Gardening in North Brooklyn is about to become a form of rebellion.
A group of “rogue botanists” are hoping to transform the barren streets of Williamsburg and Greenpoint into lush landscapes by hurling projectiles — laced with cornflower seeds! — onto vacant properties this Saturday.
The green guerrillas hope to beautify their neighborhoods by distributing hundreds of eco-friendly orbs made from red clay, seeds and organic compost, chucking the mulch missiles over walls, pushing them through chain-link fences, and putting them just about anywhere that could use some greenery.
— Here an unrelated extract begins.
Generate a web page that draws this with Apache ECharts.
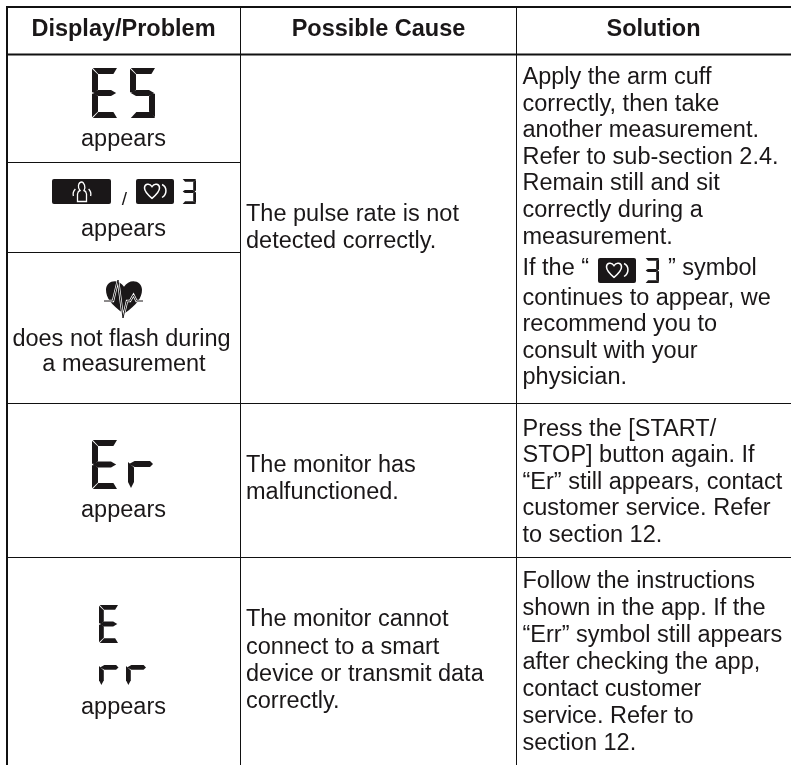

“Guerilla gardeners seek to stand up and take charge of areas that seem to possess a void for the neighborhood,” said event organizer Emily Gallagher. “Whether you’re a longtime resident or a new transplant, I think we can all agree that a few flowers and leaves help to take the edge off of the concrete jungle.”
And in North Brooklyn, there are plenty of places that could be perked up with plants, said Gallagher, who chairs the open space committee of Neighbors Allied for Good Growth (formerly Neighbors Against Garbage).
“There is a lot of land that could use some help,” she added. “The long-empty lots, the idle, trash-covered patches that no one cares for — these orphaned sites are a part of our community, too, and we’ve got to start taking direct action to clean up our home.”
Clean means green for the gardeners, whose golf-ball-sized globes — commonly called “seed bombs” — can bloom on almost any terrain.
“How else are you going to plant something over a fence?” asked eco-artist David Cohen, who once orchestrated a similar “seed bombing” project and is now in the process of launching an environmental art non-profit. “I think the idea is interesting because it mixes the metaphors between war and growth.”
But talk of war is exactly what the radical botanists are hoping to avoid. In fact, the group have deemed their project as “seed casting” — not “seed bombing.”
“We’re trying to steer away from violent imagery since what we’re doing is positive,” said Gallagher. “We’re also not doing anything illegal or requiring permission. Many years ago, when there was an abundance of plant life and greenspace in Greenpoint and Williamsburg, the wind would carry and plant seeds. Now, buildings block the airways and cement covers everything — so we’ve got to give Mother Nature a helping hand.”